▶ [Charts and diagrams as code]:
+ + + + + + +
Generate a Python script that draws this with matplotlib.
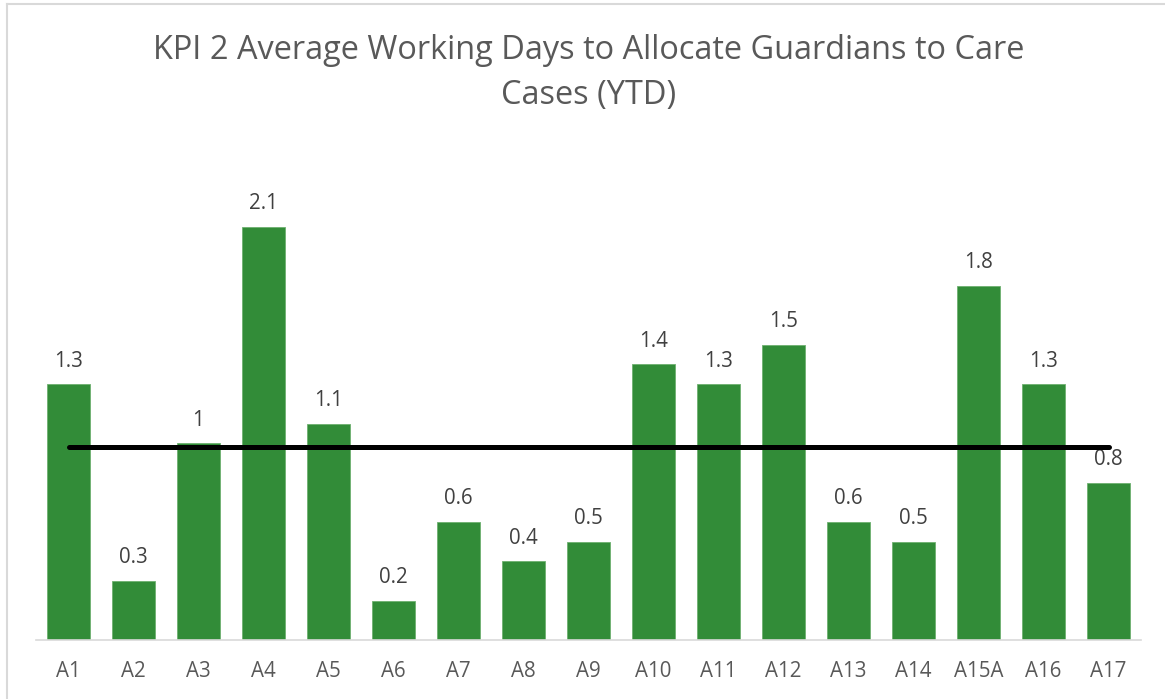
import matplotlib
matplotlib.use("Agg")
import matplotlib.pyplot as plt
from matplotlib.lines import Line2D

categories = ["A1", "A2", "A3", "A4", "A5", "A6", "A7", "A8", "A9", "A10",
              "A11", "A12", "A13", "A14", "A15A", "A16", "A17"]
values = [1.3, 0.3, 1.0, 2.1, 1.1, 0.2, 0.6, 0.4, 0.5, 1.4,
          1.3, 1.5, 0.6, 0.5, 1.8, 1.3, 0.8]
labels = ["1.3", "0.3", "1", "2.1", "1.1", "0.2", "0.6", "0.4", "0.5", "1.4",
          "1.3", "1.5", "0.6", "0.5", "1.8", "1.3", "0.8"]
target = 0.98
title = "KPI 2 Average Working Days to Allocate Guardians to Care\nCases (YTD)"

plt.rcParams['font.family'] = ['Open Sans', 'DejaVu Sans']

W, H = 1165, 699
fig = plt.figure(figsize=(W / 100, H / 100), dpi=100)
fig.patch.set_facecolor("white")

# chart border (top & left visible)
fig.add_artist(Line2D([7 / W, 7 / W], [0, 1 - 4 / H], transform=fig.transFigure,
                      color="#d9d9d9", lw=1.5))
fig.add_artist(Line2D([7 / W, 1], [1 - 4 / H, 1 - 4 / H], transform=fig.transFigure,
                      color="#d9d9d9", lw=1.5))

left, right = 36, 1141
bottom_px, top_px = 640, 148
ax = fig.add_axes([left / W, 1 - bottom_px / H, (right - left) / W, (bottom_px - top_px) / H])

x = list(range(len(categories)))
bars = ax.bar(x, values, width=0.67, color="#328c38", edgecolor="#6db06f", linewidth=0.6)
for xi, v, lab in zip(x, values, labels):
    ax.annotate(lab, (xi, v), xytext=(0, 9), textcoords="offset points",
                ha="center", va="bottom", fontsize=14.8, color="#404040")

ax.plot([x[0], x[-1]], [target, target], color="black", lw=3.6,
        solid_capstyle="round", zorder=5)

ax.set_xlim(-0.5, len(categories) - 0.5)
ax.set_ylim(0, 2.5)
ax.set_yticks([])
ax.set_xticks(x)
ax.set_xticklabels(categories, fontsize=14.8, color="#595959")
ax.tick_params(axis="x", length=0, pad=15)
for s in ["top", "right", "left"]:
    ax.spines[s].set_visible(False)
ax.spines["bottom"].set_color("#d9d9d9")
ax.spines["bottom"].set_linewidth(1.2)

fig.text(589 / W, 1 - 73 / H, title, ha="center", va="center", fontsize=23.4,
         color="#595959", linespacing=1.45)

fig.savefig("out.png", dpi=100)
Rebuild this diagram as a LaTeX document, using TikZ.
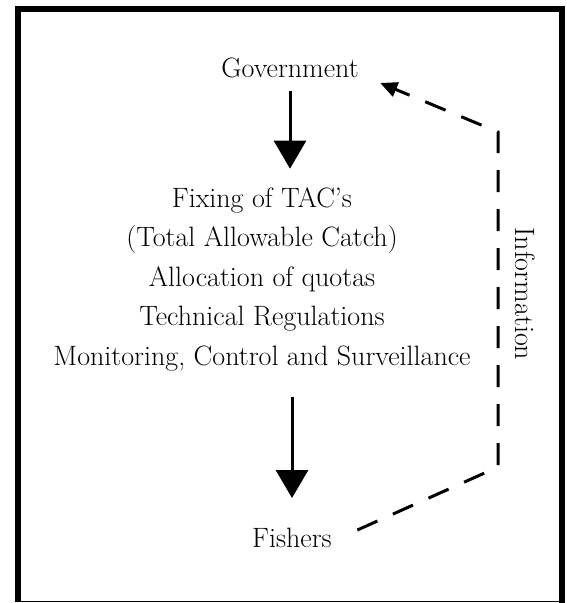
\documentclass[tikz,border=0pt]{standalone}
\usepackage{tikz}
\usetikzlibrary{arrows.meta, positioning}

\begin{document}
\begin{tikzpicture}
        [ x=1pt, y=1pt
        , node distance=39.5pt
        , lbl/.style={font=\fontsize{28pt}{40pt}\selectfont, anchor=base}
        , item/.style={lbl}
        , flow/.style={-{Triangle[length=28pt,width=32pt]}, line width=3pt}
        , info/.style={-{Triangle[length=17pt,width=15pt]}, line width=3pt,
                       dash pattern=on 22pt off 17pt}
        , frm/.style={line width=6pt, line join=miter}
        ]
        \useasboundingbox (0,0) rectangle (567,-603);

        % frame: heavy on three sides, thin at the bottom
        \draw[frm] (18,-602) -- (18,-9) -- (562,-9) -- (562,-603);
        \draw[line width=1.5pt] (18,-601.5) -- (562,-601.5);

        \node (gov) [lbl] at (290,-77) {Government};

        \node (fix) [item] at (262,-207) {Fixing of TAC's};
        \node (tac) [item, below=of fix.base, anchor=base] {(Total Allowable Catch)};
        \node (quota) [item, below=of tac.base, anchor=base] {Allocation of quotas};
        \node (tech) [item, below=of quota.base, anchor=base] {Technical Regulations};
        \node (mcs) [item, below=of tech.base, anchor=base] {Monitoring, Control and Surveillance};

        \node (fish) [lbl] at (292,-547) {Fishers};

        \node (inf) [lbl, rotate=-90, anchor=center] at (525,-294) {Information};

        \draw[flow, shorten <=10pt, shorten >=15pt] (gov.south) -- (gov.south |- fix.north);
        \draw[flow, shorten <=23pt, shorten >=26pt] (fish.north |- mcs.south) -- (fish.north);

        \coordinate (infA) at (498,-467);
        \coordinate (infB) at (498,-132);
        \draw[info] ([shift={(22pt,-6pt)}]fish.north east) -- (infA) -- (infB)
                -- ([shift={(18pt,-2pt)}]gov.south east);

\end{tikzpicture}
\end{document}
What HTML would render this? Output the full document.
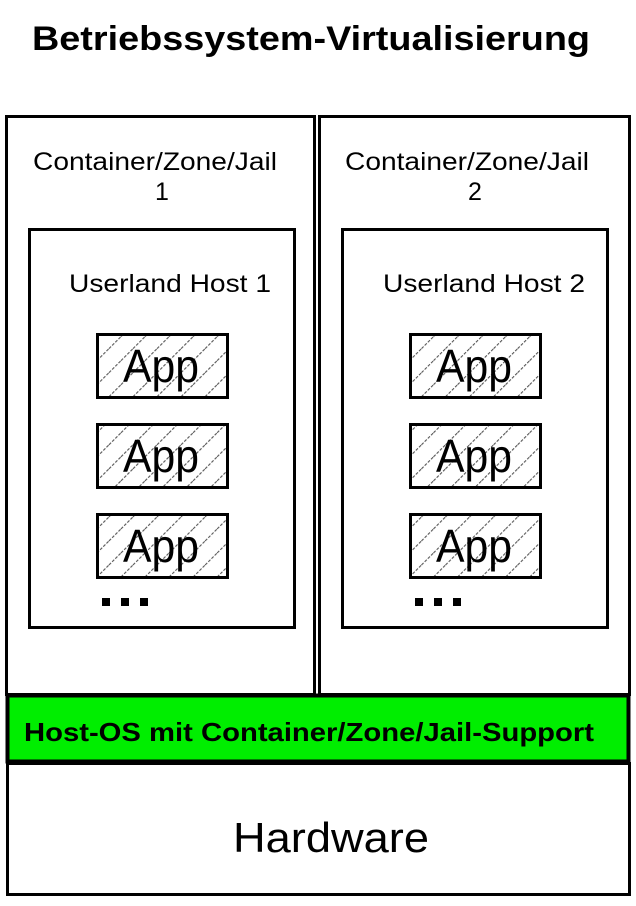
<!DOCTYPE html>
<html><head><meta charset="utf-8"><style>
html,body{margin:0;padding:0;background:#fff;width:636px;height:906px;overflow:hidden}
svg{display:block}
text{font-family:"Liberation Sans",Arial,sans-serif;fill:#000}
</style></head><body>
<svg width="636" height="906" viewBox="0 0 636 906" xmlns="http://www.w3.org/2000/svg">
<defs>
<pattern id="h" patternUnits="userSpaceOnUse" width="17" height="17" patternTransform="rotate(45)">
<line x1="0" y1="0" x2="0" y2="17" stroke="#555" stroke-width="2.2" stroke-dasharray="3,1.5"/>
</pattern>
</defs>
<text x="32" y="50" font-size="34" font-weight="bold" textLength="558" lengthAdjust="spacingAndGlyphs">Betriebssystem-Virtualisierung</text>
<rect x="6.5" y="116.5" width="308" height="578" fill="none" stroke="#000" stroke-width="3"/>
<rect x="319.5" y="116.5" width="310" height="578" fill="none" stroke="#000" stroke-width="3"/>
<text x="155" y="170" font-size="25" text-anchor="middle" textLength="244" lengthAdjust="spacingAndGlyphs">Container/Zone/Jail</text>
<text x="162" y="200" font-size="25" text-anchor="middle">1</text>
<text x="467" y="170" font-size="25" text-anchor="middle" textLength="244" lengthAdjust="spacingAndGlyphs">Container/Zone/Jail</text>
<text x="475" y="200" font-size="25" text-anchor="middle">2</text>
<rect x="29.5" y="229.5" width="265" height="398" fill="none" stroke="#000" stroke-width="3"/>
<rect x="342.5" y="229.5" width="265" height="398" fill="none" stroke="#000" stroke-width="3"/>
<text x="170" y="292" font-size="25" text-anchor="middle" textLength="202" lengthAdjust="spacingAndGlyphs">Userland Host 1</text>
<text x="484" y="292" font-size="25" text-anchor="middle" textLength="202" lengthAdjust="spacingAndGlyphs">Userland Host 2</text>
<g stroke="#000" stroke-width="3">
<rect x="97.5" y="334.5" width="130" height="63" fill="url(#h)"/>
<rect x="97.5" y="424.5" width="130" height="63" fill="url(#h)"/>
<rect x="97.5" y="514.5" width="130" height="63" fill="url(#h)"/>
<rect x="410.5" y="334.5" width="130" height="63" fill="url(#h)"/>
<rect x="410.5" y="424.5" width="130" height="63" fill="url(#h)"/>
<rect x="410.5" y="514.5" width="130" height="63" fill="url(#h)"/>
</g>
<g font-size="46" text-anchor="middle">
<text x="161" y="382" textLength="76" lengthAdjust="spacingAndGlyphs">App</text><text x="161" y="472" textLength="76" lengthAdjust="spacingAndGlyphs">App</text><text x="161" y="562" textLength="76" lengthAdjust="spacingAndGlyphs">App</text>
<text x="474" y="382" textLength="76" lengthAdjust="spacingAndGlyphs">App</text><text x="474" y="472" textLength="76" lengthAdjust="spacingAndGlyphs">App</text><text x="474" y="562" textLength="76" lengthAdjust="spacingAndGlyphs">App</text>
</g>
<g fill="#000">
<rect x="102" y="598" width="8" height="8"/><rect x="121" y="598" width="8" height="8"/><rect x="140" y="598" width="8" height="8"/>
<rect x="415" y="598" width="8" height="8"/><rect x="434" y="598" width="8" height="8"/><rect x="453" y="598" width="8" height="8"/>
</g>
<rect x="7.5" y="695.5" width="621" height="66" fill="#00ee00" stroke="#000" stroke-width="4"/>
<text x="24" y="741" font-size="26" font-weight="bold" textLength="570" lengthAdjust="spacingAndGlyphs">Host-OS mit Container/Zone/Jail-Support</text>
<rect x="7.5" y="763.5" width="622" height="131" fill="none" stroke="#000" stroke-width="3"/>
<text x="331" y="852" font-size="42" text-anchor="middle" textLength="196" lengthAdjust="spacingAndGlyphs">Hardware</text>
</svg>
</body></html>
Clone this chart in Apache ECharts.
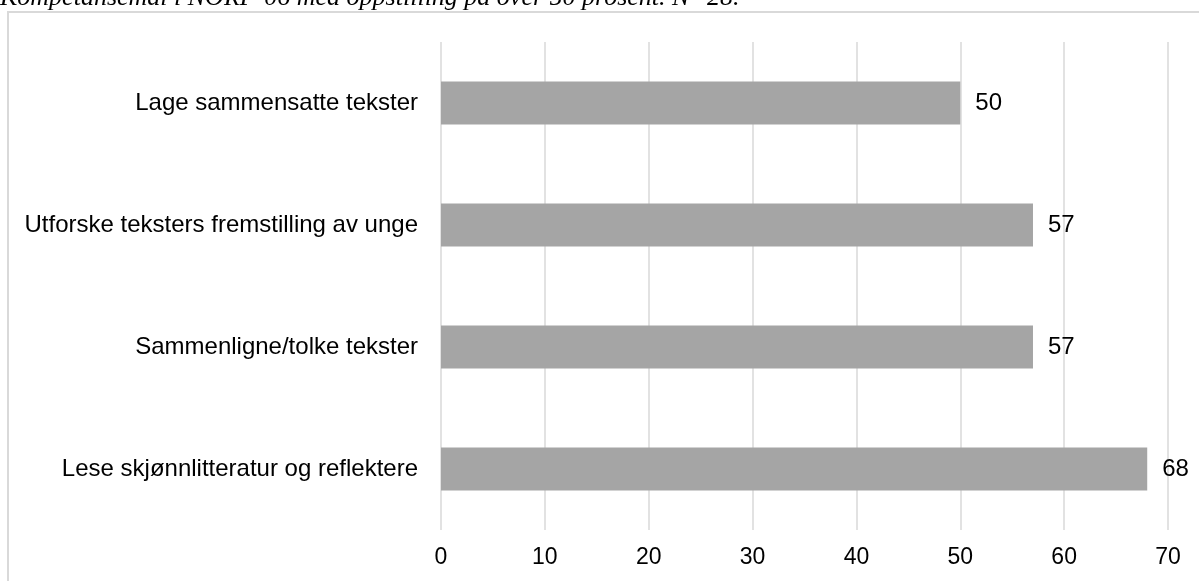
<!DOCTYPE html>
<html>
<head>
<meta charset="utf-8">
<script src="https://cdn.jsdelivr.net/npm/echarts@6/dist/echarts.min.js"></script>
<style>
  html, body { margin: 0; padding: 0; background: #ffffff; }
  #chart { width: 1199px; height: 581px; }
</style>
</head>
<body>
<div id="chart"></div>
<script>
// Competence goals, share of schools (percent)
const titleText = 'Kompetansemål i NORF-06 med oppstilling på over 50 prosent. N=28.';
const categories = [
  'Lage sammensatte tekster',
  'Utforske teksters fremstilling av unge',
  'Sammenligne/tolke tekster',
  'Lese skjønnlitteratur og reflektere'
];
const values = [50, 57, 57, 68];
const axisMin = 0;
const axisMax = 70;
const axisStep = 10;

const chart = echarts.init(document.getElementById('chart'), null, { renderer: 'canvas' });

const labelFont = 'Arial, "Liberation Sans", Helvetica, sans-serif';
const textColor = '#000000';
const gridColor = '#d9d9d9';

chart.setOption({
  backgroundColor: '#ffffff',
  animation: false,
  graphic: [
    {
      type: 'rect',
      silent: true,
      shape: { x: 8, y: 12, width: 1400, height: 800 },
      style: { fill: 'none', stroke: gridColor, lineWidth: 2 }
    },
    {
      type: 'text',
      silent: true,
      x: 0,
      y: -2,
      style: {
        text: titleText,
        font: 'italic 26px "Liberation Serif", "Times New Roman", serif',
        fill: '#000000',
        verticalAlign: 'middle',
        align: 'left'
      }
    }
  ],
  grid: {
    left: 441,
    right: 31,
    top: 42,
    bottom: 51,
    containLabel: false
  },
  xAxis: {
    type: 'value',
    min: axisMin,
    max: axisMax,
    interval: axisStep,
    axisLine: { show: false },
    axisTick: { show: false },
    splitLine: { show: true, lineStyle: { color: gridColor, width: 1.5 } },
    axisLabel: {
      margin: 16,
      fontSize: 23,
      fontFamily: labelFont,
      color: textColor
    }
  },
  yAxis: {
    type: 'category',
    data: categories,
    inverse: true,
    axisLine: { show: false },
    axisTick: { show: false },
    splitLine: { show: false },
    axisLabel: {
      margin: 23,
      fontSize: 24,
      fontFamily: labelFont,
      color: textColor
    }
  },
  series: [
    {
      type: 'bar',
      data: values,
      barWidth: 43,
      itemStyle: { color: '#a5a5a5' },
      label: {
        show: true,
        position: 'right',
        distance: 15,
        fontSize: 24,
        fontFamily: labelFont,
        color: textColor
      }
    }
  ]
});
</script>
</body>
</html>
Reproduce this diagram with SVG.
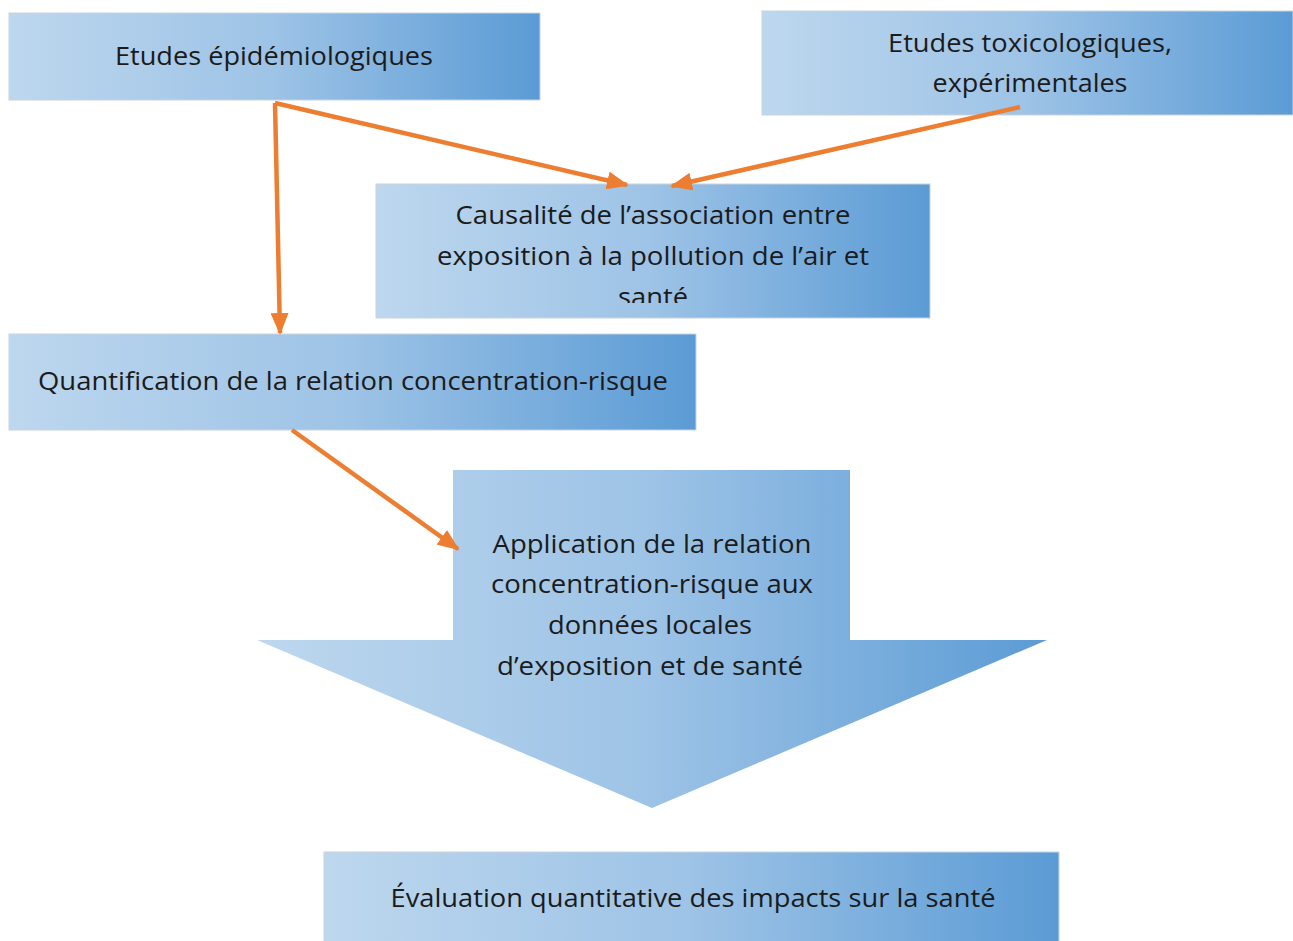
+ + + + + + +
▶ [PROBLEM DETAILS]:
Restate word for word every line from the top of the entries above to the line with "2 Average Working", inclusive, and skip any pictures.

▶ [COMPLETE RESPONSE]:
Generate a Python script that draws this with matplotlib.
import matplotlib
matplotlib.use("Agg")
import matplotlib.pyplot as plt
from matplotlib.lines import Line2D

categories = ["A1", "A2", "A3", "A4", "A5", "A6", "A7", "A8", "A9", "A10",
              "A11", "A12", "A13", "A14", "A15A", "A16", "A17"]
values = [1.3, 0.3, 1.0, 2.1, 1.1, 0.2, 0.6, 0.4, 0.5, 1.4,
          1.3, 1.5, 0.6, 0.5, 1.8, 1.3, 0.8]
labels = ["1.3", "0.3", "1", "2.1", "1.1", "0.2", "0.6", "0.4", "0.5", "1.4",
          "1.3", "1.5", "0.6", "0.5", "1.8", "1.3", "0.8"]
target = 0.98
title = "KPI 2 Average Working Days to Allocate Guardians to Care\nCases (YTD)"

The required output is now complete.